The next part is to compress the file. When you call the API compress method, the VB code appears to stop executing at that point until compression is complete; however, since the call pumps messages through the message loop the UI stays responsive and other code in the application can be run.

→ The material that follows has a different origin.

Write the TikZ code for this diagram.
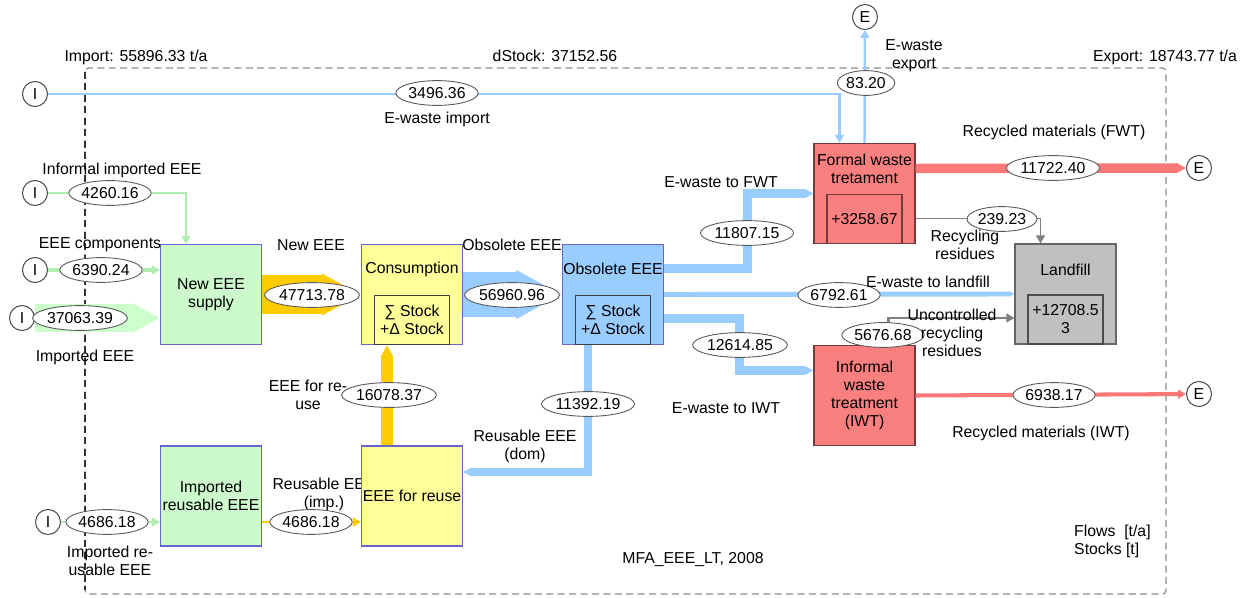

The code for compression therefore looks like this:

Public Function Compress() As Boolean

   If (m_bOperationInProgress) Then
      ' Do not allow multiple operations:
      pErr 3, False
      Exit Function
   End If

   ' Check input file exists:
   If (FileExists(m_sFileNameApe)) Then    
      pErr 2, False
   Else
      ' Check output file does not exist:
      If Not (FileExists(m_sFileNameWav)) Then
         pErr 1, False
      Else
      
         ' Indicate an operation is in progress
         m_bOperationInProgress = True
         ' Set up the callback pointer:
         mMACAudio.MACAudio = Me
         
         ' Initialise percent done/kill flag
         m_pPercentDone = 0
         m_pKillFlag = 0
         
         ' Convert file names to arrays of ASCII bytes:
         Dim bFileIn() As Byte
         bFileIn = StrConv(m_sFileNameWav, vbFromUnicode)
         ReDim Preserve bFileIn(0 To UBound(bFileIn) + 1) As Byte
         Dim bFileOut() As Byte
         bFileOut = StrConv(m_sFileNameApe, vbFromUnicode)
         ReDim Preserve bFileOut(0 To UBound(bFileOut) + 1) As Byte
                  
         ' Compress the file:
         Dim lR As Long
         lR = CompressFile(VarPtr(bFileIn(0)), VarPtr(bFileOut(0)), _
            m_eCompressionLevel, _
            m_pPercentDone, m_lPtrProgress, m_pKillFlag)
         If Not (lR = 0) Then
            If Not (lR = ERROR_USER_STOPPED_PROCESSING) Then
               pErr lR, True
            End If
         Else
            Compress = True
         End If
         
         m_bOperationInProgress = False
         RaiseEvent Complete
      End If
   End If

End Function

Setting up the callback pointer is achieved this code in the module:

Private m_c As cMACAudioSimple

Public Property Let MACAudio(c As cMACAudioSimple)
   Set m_c = c
   m_c.SetProgressCallbackPtr AddressOf ProgressCallback
End Property

Private Sub ProgressCallback(ByVal nPercentageDone As Long)
   '
   m_c.ProgressCallback nPercentageDone
   '
End Sub

And this code in the class to action the callback:

Friend Sub ProgressCallback(ByVal nPercentageDone As Long)
   '
   Dim bCancel As Boolean
   bCancel = False
   ' Note percent done is stored as a long between 0 and 1E5:
   RaiseEvent Progress(nPercentageDone / 100000#, bCancel)
   If (bCancel) Then
      m_pKillFlag = 1
   End If
   '
End Sub

With this in place, client code can compress files through a handful of calls to the class:

Private WithEvents m_cMACAudio As cMACAudioSimple

Private Sub Compress( _
      ByVal sWavFile As String, _
      ByVal sApeFile As String, _
      ByVal eCompression As EMacCompressionLevel _
   )
   m_cMACAudio.CompressionLevel = eCompression
   m_cMACAudio.WavFileName = sWavFile 
   m_cMACAudio.ApeFileName = sApeFile 
   m_cMACAudio.Compress
End Sub

Private Sub m_cMACAudio_Progress( _
       ByVal nPercentDone As Single, _
       bCancel As Boolean)
   '
   ' Show progress and set bCancel flag if needed here
   '
End Sub

The only thing to note is that you should make sure that any operation in progress is cancelled prior to closing the application. The sample application also includes code for decompression, verification and getting/setting the ID3 tag associated with the APE file.

Conclusion

This article has taken a look at some lossless wave compression samples and provides a sample implementation using Monkey's Audio.